Here in Florence, my university offers free weekly activities including guided tours of the city, an inside look at the local leather school, taste testings at restaurants, and Tuscany wine tastings. Yesterday I was lucky enough to attend Slow Drink, the wine tasting activity, at Eataly Firenze.
The translator introduced the producers to us explaining that we would be tasting two white wines paired with two traditional Tuscan dishes. As the producers came and poured us our first glass, we watched a video about the traditional Tuscan dish we would be pairing it with. Testaroli is a dish that dates back to Ancient Rome and originated in Pontremoli, Italy.
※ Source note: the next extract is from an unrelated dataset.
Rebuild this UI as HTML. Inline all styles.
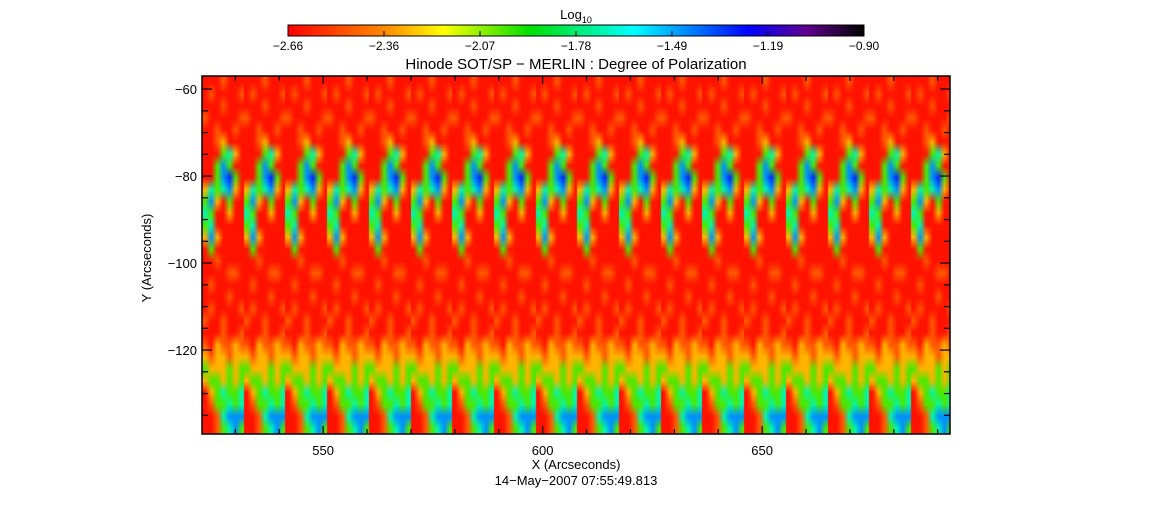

The process for making testaroli is very tedious and complicated, but in the end, it’s definitely worth it.
The translator pointed out the fact that all the men preparing the testaroli were pretty old. He said that this dish is dying because the younger people in the mountain town of Pontremoli don’t want to go through the effort of preparing this dish in the traditional way. The batter is made by hand and cooked in heavy iron skillets with lids that weigh 22 kg. Once cooked, the chef has to cut the testaroli by hand into tiny diamond shaped pieces. It is then combined with olive oil, basil, and a pecorino cheese. The dish was originally typical of the poor peasants of the town, but is now considered a Tuscan delicacy that many people will never have the opportunity to try in their entire lifetime.
We paired the testaroli with a dry white wine called Durella. The combination was perfect as the wine took away the acidity of the dish. As we finished our Durella and testaroli, the producers introduced us to our next pairing. We were each served a piece of chestnut bread made from chestnut flowers, wheat, and potato. The bread was topped with a creamy goat milk cheese and drizzled with honey.
We paired this delicious dish with a semi-sweet white wine called Bigoncio. The wine had almost a sparkling property to it, but wasn’t quite as carbonated as champagne. As we indulged in this sweet treat, the producer came out and announced that he had una piccola sorpresa for us.
The little surprise was a tiny jar containing a yellow and orange powder-like substance. The translator explained that as the honey was homemade, they had taken the time to collect this rare delicacy. The powder was in fact the pollen that sticks to the legs of bees as they fly from flower to flower. The producer came around and poured a small amount of the pollen into each of our hands and encouraged us to smell it. It smelled like a beautiful bouquet of fresh flowers. The translator continued on, explaining that the pollen is a natural antibiotic and has an energetic property that he described as “nature’s cocaine”.
I sprinkled some of the pollen onto my chestnut bread, and licked the rest off of my hand. It had a very sweet taste that I can’t really compare to anything else. It was such an exotic flavor unlike anything I’d ever tried. It was truly an eye-opening experience learning about this ancient culture in the mountains of Italy and experiencing their foods and wines.
As I left Eataly that evening, I passed by the Duomo and stood and stared at it like a tourist as the sun began to set. I know I talk about how grateful I am to be having all these amazing experiences in every single post, but how could I not? I pass by the Duomo every single day, and it never ceases to amaze me. Italy feels like my home, and I never want to stop exploring it.
Sorry for all the low-quality iPhone pics.